Environmentally-conscious councillors are taking inspiration from schoolchildren to make Newcastle town centre greener.
The Council has installed a series of demonstrator green walls to railings by Newcastle bus station on busy Barracks Road.
The pilot scheme – part of an ongoing programme to help the Council reach its ambitious goal to become carbon neutral by 2030 – could be introduced in other areas in the future if it’s proven to be successful.
The screens, created using live ivy plants, are designed to act as a natural barrier to traffic pollution while enhancing the appearance of an urban environment.
As well as the aesthetic benefits, studies show that ivy provides multiple health benefits and has a superior ability to trap particulate matter from vehicles and motorcycles. In addition, the evergreen plant provides a welcome habitat for many birds and insects all year round, including bees who are attracted by a late season source of nectar. The dense foliage is also a great noise buffer.
It follows recent work by pupils from Hassell Community Primary School to install a large filter system adjacent to the town centre ring road. The project – created with funding from Staffordshire County Council’s Climate Change Action Fund – is supported by county councillors Simon Tagg, Stephen Sweeney, Graham Hutton, James Salisbury and Ian Wilkes with additional sponsorship from Brampton Recruitment and support from Newcastle South Local Area Partnership.
It will be seen by Heart of England in Bloom judges who tour Newcastle-under-Lyme on Wednesday, 13 July as part of the borough’s campaign in the small city category.

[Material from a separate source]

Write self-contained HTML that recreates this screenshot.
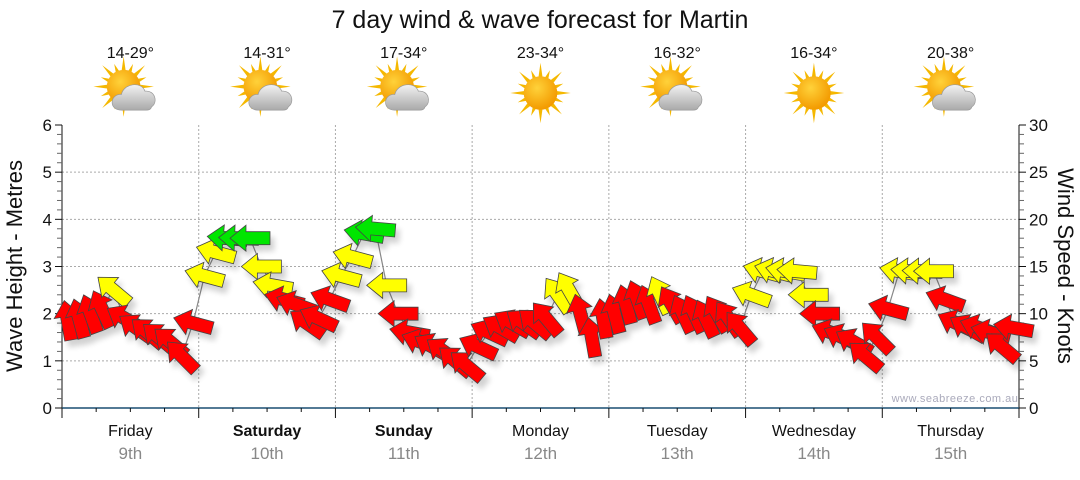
<!DOCTYPE html>
<html><head><meta charset="utf-8">
<style>
html,body{margin:0;padding:0;background:#fff;}
body{width:1080px;height:475px;overflow:hidden;font-family:"Liberation Sans","DejaVu Sans",sans-serif;}
</style></head>
<body>
<svg id="chart" width="1080" height="475" viewBox="0 0 1080 475" xmlns="http://www.w3.org/2000/svg">
<defs>
<radialGradient id="sunG" cx="40%" cy="35%" r="65%"><stop offset="0" stop-color="#ffd23a"/><stop offset="1" stop-color="#f39a00"/></radialGradient>
<linearGradient id="cloudG" x1="0" y1="0" x2="0" y2="1"><stop offset="0" stop-color="#f2f2f2"/><stop offset="1" stop-color="#a9a9a9"/></linearGradient>
<filter id="sh" x="-50%" y="-50%" width="200%" height="200%"><feGaussianBlur in="SourceAlpha" stdDeviation="3"/><feOffset dx="4" dy="6"/><feComponentTransfer><feFuncA type="linear" slope="0.18"/></feComponentTransfer><feMerge><feMergeNode/><feMergeNode in="SourceGraphic"/></feMerge></filter>
</defs>
<text x="540" y="28" text-anchor="middle" font-size="25" fill="#111">7 day wind &amp; wave forecast for Martin</text>
<g id="axes"></g>
<g id="icons"></g>
<g id="marks"></g>
<text x="955" y="402" text-anchor="middle" font-size="11" fill="#aab" letter-spacing="0.5">www.seabreeze.com.au</text>
<text transform="translate(22,266) rotate(-90)" text-anchor="middle" font-size="22" fill="#111">Wave Height - Metres</text>
<text transform="translate(1058,266) rotate(90)" text-anchor="middle" font-size="22" fill="#111">Wind Speed - Knots</text>
</svg>
<script>
const days = ["Friday","Saturday","Sunday","Monday","Tuesday","Wednesday","Thursday"];
const dates = ["9th","10th","11th","12th","13th","14th","15th"];
const boldDays = [false,true,true,false,false,false,false];
const temps = ["14-29°","14-31°","17-34°","23-34°","16-32°","16-34°","20-38°"];
const cloudy = [true,true,true,false,true,false,true];
const waveTicks = [0,1,2,3,4,5,6];
const windTicks = [0,5,10,15,20,25,30];
// wind speed (knots) every 2 hours
const windSpeed = [
9.3,9.5,10,10.5,12.5,9.5,8.5,8,7.5,7,5.5,9,
14,16.5,18,18,18,15,13,11.5,11,9,9.5,11.5,
14,16,18.5,19,13,10,8,7,6.5,6,5,4.5,
6.5,8,8.5,9,9,9,9.5,12,12.5,10,7.5,9.5,
10,11,11.5,11,12,11,10,10,9.5,10,9.5,8.5,
12,14.5,14.5,14.5,14.5,12,10,8,7.5,7,5.5,7.5,
10.5,14.5,14.5,14.5,14.5,11.5,9,8.5,8.5,8,6.5,8.5];
// arrow pointing direction (screen degrees, 180 = left, 90 = up)
const windDir = [
100,105,110,115,140,150,145,140,140,140,135,165,
165,165,175,178,180,180,170,165,160,145,155,160,
165,165,170,175,180,180,170,160,150,145,140,140,
155,155,150,150,145,140,130,125,120,105,100,100,
105,105,110,110,115,120,115,115,115,120,125,130,
160,165,165,170,175,180,180,160,155,150,140,135,
165,170,175,178,180,160,155,150,160,165,140,170];

const NS="http://www.w3.org/2000/svg";
const X0=62,X1=1019,Y0=408,YT=125;
const dayW=(X1-X0)/7;
const yWave=m=>Y0-(m/6)*(Y0-YT);
const yWind=k=>Y0-(k/30)*(Y0-YT);
const xSlot=i=>X0+(i+0.5)*(X1-X0)/windSpeed.length;
function mk(tag,attrs,parent){const e=document.createElementNS(NS,tag);for(const k in attrs)e.setAttribute(k,attrs[k]);parent.appendChild(e);return e;}
const axes=document.getElementById('axes');
for(let m=1;m<=5;m++){
 const g=mk('line',{x1:X0,x2:X1,y1:yWave(m),y2:yWave(m),stroke:'#aaa','stroke-dasharray':'2,2'},axes);
 
 
}
for(let d=1;d<7;d++){
 const x=X0+d*dayW;
 const g=mk('line',{x1:x,x2:x,y1:YT,y2:Y0,stroke:'#aaa','stroke-dasharray':'2,2'},axes);
 
 
}
let la=mk('line',{x1:X0,x2:X0,y1:YT,y2:Y0,stroke:'#111'},axes);


for(let t=0;t<=30;t++){
 const y=yWave(t/5);
 mk('line',{x1:X0-(t%5?5:7),x2:X0,y1:y,y2:y,stroke:t%5?'#666':'#111'},axes);
}
waveTicks.forEach(v=>{
 const t=mk('text',{x:X0-10,y:yWave(v)+6,'text-anchor':'end','font-size':17,fill:'#111'},axes);
 t.textContent=v;
 
 
});
let ra=mk('line',{x1:X1,x2:X1,y1:YT,y2:Y0,stroke:'#111'},axes);


for(let k=0;k<=30;k++){
 const y=yWind(k);
 mk('line',{x1:X1,x2:X1+(k%5?5:7),y1:y,y2:y,stroke:k%5?'#666':'#111'},axes);
}
windTicks.forEach(v=>{
 const t=mk('text',{x:X1+10,y:yWind(v)+6,'text-anchor':'start','font-size':17,fill:'#111'},axes);
 t.textContent=v;
 
 
});
let ba=mk('line',{x1:X0,x2:X1,y1:Y0,y2:Y0,stroke:'#1a4f72','stroke-width':1.5},axes);


for(let i=0;i<=28;i++){
 const x=X0+i*dayW/4;
 mk('line',{x1:x,x2:x,y1:Y0,y2:Y0+(i%4?4:10),stroke:'#111'},axes);
}
const icons=document.getElementById('icons');
days.forEach((d,i)=>{
 const cx=X0+(i+0.5)*dayW;
 const t=mk('text',{x:cx,y:436,'text-anchor':'middle','font-size':16,fill:'#111','font-weight':boldDays[i]?'bold':'normal'},axes);
 t.textContent=d;
 
 
 const t2=mk('text',{x:cx,y:459,'text-anchor':'middle','font-size':17,fill:'#888'},axes);
 t2.textContent=dates[i];
 
 
 const t3=mk('text',{x:cx,y:58,'text-anchor':'middle','font-size':16,fill:'#111'},icons);
 t3.textContent=temps[i];
 
 
 const g=mk('g',{transform:`translate(${cx},${cloudy[i]?90:93}) scale(1.12)`},icons);
 
 
 const sx=cloudy[i]?-6:0, sy=cloudy[i]?-3:0;
 for(let r=0;r<16;r++){
  const a=r*Math.PI/8, L=r%2?22:27;
  const p1=[sx+Math.cos(a)*L,sy+Math.sin(a)*L],q1=[sx+Math.cos(a+0.18)*12,sy+Math.sin(a+0.18)*12],q2=[sx+Math.cos(a-0.18)*12,sy+Math.sin(a-0.18)*12];
  mk('polygon',{points:`${p1} ${q1} ${q2}`,fill:'#f5b800'},g);
 }
 mk('circle',{cx:sx,cy:sy,r:15,fill:'url(#sunG)'},g);
 if(cloudy[i]){
  mk('path',{d:'M-8,18 C-20,18 -18,3 -8,4 C-6,-6 10,-8 13,1 C22,0 25,11 19,15 C18,18 16,18 14,18 Z',fill:'url(#cloudG)',stroke:'#999','stroke-width':0.6},g);
 }
});
const marks=document.getElementById('marks');
const pts=windSpeed.map((k,i)=>[xSlot(i),yWind(k)]);
const line=mk('polyline',{points:pts.map(p=>p.join(',')).join(' '),fill:'none',stroke:'#888','stroke-width':1.2},marks);


const ag=mk('g',{filter:'url(#sh)'},marks);
windSpeed.forEach((k,i)=>{
 const col=k<11.8?'#ff0000':(k<17.8?'#ffff00':'#00e600');
 const rot=180-windDir[i];
 const a=mk('polygon',{points:'-20,0 -4,-13 -4,-6.5 20,-6.5 20,6.5 -4,6.5 -4,13',fill:col,stroke:'#444','stroke-width':0.8,
  transform:`translate(${pts[i][0]},${pts[i][1]}) rotate(${rot})`},ag);
 
 
});
</script>
</body></html>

It’s hoped that students from Staffordshire University will help to monitor and evaluate what affect the panels have.
Council Leader Simon Tagg, who is also Cabinet member for environment, infrastructure and climate change for Staffordshire County Council, said: “I’m really pleased to play my part in introducing this pilot scheme in Newcastle town centre and look forward to seeing how it develops. We are keen to try out the green wall idea to see if it makes a real difference to levels of traffic pollution; if data proves this, then we will look to roll them out elsewhere in the borough. Bringing nature into an area, where it can add value, can be a vital step to creating a sustainable future. Like the Council’s ongoing work to plant thousands of new trees in urban spaces across the borough, green walls are known as a simple but effective way to filter the air, generate energy-rich oxygen and create a more sustainable eco-system. Barracks Road is particularly busy, with a high volume of passing traffic and a shopping area, so it’s an ideal place to trial this initiative. We’re hoping to develop the scheme over time to increase the positive effect for wildlife as well as residents, visitors and the wider community. It will be good to show the Heart of England in Bloom judges what we’re doing.”
The screens will be arranged to look like a castle as a nod to Newcastle-under-Lyme’s heritage. (MAIN IMAGE Council Leader Simon Tagg (centre), with Cllr Ian Wilkes and Claire Leigh, Director of Brampton Recruitment.)